Citing Patreon supporters makes me think that you still don’t get what formal usability testing is. Patreon supporters tend to be the ones most likely to read all of your articles, so they’re going to be looking at any final rulebooks without fresh eyes. But the bigger issue is that if you don’t have someone sitting in the room taking notes without giving clarifications and corrections, say, if you rely on Patreon supporters to report their own problems and play experiences, you’ll get useful information, but a very skewed data set. Anyone giving feedback online is likely to focus on reporting only the issues they perceived as big or important (to them), and you’d miss a lot of little stuff that they might not consider an issue because they were able to eventually figure it out (though it took longer than you’d like), or they decided it wasn’t important.

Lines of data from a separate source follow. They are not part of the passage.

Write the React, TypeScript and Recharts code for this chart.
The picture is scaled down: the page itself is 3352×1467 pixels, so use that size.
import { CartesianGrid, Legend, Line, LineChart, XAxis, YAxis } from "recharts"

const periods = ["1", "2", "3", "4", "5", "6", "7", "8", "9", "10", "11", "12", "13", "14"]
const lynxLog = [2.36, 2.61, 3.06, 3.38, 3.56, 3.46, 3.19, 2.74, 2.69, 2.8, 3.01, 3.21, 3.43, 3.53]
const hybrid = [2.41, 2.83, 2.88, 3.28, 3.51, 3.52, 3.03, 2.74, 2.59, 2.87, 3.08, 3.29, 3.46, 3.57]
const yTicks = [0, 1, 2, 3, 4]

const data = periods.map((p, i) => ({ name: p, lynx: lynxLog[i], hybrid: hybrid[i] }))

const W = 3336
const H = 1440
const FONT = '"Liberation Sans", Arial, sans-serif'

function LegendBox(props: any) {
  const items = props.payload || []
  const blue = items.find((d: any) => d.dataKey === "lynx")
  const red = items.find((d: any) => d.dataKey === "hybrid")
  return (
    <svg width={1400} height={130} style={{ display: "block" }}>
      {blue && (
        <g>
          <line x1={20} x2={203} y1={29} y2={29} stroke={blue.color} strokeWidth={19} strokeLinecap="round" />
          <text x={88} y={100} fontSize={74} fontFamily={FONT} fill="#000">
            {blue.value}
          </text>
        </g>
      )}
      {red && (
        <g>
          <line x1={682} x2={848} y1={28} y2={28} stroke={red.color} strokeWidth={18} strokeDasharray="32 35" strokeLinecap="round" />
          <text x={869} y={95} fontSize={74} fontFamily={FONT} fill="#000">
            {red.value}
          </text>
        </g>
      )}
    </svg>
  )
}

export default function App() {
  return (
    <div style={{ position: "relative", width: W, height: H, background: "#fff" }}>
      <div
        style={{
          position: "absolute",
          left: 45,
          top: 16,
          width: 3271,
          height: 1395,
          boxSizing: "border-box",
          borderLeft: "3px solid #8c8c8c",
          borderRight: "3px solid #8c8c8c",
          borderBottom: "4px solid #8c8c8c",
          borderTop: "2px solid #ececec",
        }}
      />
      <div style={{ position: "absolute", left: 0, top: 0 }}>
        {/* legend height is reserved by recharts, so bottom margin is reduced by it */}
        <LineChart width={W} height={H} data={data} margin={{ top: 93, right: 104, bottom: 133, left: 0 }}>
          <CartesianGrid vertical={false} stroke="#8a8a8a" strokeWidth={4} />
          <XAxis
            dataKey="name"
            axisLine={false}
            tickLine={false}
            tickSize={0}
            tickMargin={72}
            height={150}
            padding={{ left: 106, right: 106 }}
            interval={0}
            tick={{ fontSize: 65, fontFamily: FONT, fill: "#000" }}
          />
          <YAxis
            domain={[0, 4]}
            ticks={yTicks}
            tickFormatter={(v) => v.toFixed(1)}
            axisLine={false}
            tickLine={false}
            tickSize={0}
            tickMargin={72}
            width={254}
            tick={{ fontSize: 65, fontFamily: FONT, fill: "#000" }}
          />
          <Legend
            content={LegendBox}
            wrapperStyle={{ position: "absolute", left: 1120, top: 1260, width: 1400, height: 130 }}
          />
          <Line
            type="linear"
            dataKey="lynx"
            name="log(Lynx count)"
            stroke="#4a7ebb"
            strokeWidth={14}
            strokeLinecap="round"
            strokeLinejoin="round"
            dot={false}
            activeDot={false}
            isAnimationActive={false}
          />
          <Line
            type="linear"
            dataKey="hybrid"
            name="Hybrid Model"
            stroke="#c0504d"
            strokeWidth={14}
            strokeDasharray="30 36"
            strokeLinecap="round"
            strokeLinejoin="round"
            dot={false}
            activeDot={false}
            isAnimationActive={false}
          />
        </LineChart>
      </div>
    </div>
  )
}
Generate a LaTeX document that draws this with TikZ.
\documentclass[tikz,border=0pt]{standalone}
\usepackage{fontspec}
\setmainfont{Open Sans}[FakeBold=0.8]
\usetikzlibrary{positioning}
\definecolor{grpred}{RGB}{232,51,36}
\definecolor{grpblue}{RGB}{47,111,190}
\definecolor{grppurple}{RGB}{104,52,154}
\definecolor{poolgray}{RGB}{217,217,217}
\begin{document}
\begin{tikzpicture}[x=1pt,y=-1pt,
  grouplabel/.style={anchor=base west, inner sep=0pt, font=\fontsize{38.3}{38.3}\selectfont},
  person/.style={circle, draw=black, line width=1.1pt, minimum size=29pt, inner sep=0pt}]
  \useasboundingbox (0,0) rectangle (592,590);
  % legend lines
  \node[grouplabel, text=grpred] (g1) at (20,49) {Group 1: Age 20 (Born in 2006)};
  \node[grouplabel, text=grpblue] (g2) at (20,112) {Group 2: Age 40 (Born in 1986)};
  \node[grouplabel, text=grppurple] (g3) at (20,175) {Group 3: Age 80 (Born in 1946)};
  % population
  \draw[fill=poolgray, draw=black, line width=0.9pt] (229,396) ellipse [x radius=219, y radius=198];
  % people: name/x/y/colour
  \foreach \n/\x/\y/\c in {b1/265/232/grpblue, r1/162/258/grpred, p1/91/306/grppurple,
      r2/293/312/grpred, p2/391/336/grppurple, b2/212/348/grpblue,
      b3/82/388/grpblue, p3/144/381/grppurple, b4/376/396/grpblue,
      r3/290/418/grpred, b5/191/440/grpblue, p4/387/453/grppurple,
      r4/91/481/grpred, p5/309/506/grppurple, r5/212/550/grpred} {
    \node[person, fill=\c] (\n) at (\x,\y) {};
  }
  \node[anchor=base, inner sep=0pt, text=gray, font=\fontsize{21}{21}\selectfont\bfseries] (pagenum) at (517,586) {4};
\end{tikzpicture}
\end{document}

But I take your point; this isn’t the place for lectures, and I’m sorry for the length of my previous post. I have a tendency to over-clarify without noticing or curbing my post length. I meant to inform, for those who had no idea what I was talking about, not lecture.
While I was making the post primarily because I think serious usability testing might help with your future games (including Fantasy Strike), I recognize that it won’t change anything about Codex.
So here’s some advice that can improve Codex now for a lot of players:
Offer a free (or very cheap) left-handed version of the Codex playmat via print-and-play. Just mirror image the original files except text, then move the text to the appropriate places. That would make a lot of left-handed players like Bomber happy with minimal effort and cost to you.